Adding Swin Transformer architecture #5491

xiaohu2015 · 2022-02-27T14:32:43Z

This work related to #2707 and #5410: add swin transformer to torchvision model_zoo.

Implement swin_transformer.
Check model accuracy from converted weights swin_tiny_weights.

torchrun --nproc_per_node=8 train.py --model swin_tiny --interpolation bicubic --test-only --pretrained

Refactor code.
I made some modifications compared to official code:
remove absolute position embedding: as we can see from table 4 in the paper, the swin model with relative position bias get best results, so the default swin model does not use absolute position embedding. Another trouble with absolute position embedding is that we have to set input_size to the model to initialize the pos_embedding.
remove the input_resolution parameter: so input with arbitrary shape can be handled by the swint model, which is necessary for some tasks eg. segmentaion and object detection. Compared to offical code, we keep tensor with shape [B, H, W, C] instead of [B, N, C], so we can get width and height without input_resolution. But after do that, one must dynamically compare the window size and input size in the shifted window attention, for example, if the input size is lower than window size (when the image size is 224, the feature size of last stage is 7x7), you need't do shift operation. but the dynamic behavior is not well supported in torch.fx, so I create shifted_window_attention function and warp it. Note: this modification can add run time as we have to generate attention_mask dynamically, but the cost time is insignificant.
Validate the training.

torchrun --nproc_per_node=8 train.py\
    --model swin_t --epochs 300 --batch-size 128 --opt adamw --lr 0.001 --weight-decay 0.05 --norm-weight-decay 0.0\
    --bias-weight-decay 0.0 --transformer-embedding-decay 0.0 --lr-scheduler cosineannealinglr --lr-min 0.00001 --lr-warmup-method linear\
    --lr-warmup-epochs 20 --lr-warmup-decay 0.01 --amp --label-smoothing 0.1 --mixup-alpha 0.8\
    --clip-grad-norm 5.0 --cutmix-alpha 1.0 --random-erase 0.25 --interpolation bicubic --auto-augment ra

which can give result: Acc@1 81.222 Acc@5 95.332 train logs

I also modified the reference code, https://github.com/xiaohu2015/vision/blob/main/references/classification/utils.py#L406. as the current code only supports no weight decay for norm layers.

references

facebook-github-bot · 2022-02-27T14:32:50Z

💊 CI failures summary and remediations

As of commit 92ae7dd (more details on the Dr. CI page):

💚 💚 Looks good so far! There are no failures yet. 💚 💚

This comment was automatically generated by Dr. CI (expand for details).

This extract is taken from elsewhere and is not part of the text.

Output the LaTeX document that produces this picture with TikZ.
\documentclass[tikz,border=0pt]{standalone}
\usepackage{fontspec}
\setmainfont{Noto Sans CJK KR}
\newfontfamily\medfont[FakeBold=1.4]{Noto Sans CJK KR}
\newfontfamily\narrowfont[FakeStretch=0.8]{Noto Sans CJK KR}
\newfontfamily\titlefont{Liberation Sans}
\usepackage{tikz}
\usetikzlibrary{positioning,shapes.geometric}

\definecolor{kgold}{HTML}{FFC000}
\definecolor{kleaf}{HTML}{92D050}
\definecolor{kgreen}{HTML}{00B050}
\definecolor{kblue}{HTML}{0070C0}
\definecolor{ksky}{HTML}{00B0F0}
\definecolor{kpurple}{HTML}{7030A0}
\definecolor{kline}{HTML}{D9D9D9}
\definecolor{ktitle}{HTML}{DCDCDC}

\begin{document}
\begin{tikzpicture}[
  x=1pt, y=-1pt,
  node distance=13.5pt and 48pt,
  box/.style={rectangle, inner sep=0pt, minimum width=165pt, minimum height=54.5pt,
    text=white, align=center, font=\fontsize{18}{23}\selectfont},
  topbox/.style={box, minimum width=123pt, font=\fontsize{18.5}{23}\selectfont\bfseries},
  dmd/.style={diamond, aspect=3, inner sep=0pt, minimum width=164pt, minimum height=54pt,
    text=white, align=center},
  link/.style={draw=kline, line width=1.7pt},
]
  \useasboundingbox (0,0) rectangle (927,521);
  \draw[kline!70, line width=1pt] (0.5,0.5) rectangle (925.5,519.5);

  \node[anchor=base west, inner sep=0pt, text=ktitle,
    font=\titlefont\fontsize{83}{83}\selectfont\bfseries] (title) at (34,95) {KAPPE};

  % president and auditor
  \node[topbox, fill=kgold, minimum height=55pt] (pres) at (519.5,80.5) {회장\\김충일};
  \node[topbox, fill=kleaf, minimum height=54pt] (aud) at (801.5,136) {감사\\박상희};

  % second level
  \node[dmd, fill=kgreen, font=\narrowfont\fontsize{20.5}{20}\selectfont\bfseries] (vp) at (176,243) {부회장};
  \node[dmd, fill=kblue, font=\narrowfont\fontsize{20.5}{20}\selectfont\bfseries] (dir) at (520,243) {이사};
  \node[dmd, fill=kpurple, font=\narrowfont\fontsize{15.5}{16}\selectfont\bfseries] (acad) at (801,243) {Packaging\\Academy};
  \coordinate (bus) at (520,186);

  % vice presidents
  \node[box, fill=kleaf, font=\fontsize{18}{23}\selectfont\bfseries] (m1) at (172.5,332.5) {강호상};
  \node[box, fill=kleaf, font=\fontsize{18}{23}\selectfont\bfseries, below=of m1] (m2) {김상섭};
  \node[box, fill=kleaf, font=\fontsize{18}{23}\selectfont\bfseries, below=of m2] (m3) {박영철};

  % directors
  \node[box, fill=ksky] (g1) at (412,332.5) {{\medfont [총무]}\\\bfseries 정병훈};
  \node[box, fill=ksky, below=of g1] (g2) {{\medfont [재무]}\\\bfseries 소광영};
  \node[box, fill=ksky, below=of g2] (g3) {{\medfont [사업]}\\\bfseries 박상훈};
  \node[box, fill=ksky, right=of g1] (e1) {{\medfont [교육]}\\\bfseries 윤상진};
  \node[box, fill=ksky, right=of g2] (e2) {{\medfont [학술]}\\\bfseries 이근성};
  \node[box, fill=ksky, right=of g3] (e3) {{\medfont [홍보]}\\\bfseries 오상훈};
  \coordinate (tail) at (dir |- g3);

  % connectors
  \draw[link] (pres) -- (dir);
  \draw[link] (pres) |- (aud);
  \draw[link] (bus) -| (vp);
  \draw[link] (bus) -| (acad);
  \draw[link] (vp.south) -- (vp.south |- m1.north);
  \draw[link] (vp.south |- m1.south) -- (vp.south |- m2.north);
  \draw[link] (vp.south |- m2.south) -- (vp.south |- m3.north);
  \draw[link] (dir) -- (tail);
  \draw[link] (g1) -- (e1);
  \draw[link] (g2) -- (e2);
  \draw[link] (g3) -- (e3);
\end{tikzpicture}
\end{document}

Please report bugs/suggestions to the (internal) Dr. CI Users group.

Click here to manually regenerate this comment.

datumbox · 2022-04-25T13:29:51Z

@xiaohu2015 Can you please share the logs with @jdsgomes and all the information that will allow us to reproduce your experiment (for example the git commit hashcodes you used etc). It's also unclear to me whether you used TorchVision's reference scripts or something else in your experiments. Could you please clarify?

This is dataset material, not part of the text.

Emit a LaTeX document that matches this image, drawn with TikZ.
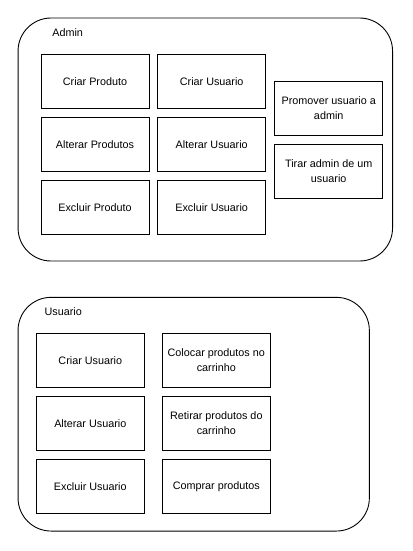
\documentclass[tikz,border=0pt]{standalone}
\usepackage{fontspec}
\setmainfont{Liberation Sans}
\begin{document}
\begin{tikzpicture}[x=1pt,y=-1pt,
    caixa/.style={draw, line width=0.9pt, minimum width=108pt, minimum height=54pt,
      inner sep=0pt, align=center, font=\fontsize{10.8}{15}\selectfont},
    grupo/.style={draw, line width=0.9pt, rounded corners=33pt, inner sep=0pt},
    rotulo/.style={inner sep=0pt, font=\fontsize{10.8}{15}\selectfont}]
  \useasboundingbox (0,0) rectangle (412,551);
  % grupo admin
  \node[grupo, minimum width=374.5pt, minimum height=243pt] (admin) at (205.3,139.5) {};
  \node[rotulo] (adminlbl) at (67.7,32.7) {Admin};
  \node[caixa] (criarprod) at (95,81.3) {Criar Produto};
  \node[caixa] (criarusu) at (211.7,81.3) {Criar Usuario};
  \node[caixa] (altprod) at (95,144.3) {Alterar Produtos};
  \node[caixa] (altusu) at (211.7,144.3) {Alterar Usuario};
  \node[caixa] (excprod) at (95,207.3) {Excluir Produto};
  \node[caixa] (excusu) at (211.7,207.3) {Excluir Usuario};
  \node[caixa] (promover) at (328.7,108.3) {Promover usuario a\\admin};
  \node[caixa] (tirar) at (328.7,171.3) {Tirar admin de um\\usuario};
  % grupo usuario
  \node[grupo, minimum width=351.3pt, minimum height=233.7pt] (usuario) at (193.7,414.2) {};
  \node[rotulo] (usuariolbl) at (63.3,311.7) {Usuario};
  \node[caixa] (ucriar) at (90.3,360.3) {Criar Usuario};
  \node[caixa] (colocar) at (216.3,360.3) {Colocar produtos no\\carrinho};
  \node[caixa] (ualterar) at (90.3,423.3) {Alterar Usuario};
  \node[caixa] (retirar) at (216.3,423.3) {Retirar produtos do\\carrinho};
  \node[caixa] (uexcluir) at (90.3,486.3) {Excluir Usuario};
  \node[caixa] (comprar) at (216.3,486.3) {Comprar produtos};
\end{tikzpicture}
\end{document}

jdsgomes · 2022-04-25T13:34:20Z

Hi @xiaohu2015
Finally I get the final results:

swin_t: 81.204 (batch 1 testing) vs 81.204 (results reported after training) vs 81.3 (paper)

swin_s: 82.602 (batch 1 testing) vs 82.598 (results reported after training) vs 83 (paper)

swin_b: 82.750 (batch 1 testing) vs 82.940 (results reported after training) vs 83.5 (paper)

As you see there are some small discrepancies in the final testing vs the results reported in the paper. I will reach out offline to discuss what could be the causes of the discrepancies
ps: corrected the results after @xiaohu2015 spotted the missing pre-processing transforms in the Weights.

thanks, it seems that the swin_t can match the offical result, but for swin_s and swin_b, it drops about 0.5 point. I checked the training logs, I found the result can match the result with https://github.com/open-mmlab/mmclassification/tree/master/configs/swin_transformer before 200 epoch (for swint_b) and 250 epoch (for swint_s). I think maybe there is some difference about the lr scheduler. Torchvision use epoch-based lr scheduler, but timm and mmcls use iteration-based lr scheduler. @datumbox @jdsgomes what your thoughts?

Despite they use iteration-based lr scheduler, in the official repo they convert parameterise the scheduler builder with the number of epochs and just convert the number of epochs to iterations so I think it should be equivalent.

xiaohu2015 · 2022-04-26T02:17:07Z

@xiaohu2015 Can you please share the logs with @jdsgomes and all the information that will allow us to reproduce your experiment (for example the git commit hashcodes you used etc). It's also unclear to me whether you used TorchVision's reference scripts or something else in your experiments. Could you please clarify?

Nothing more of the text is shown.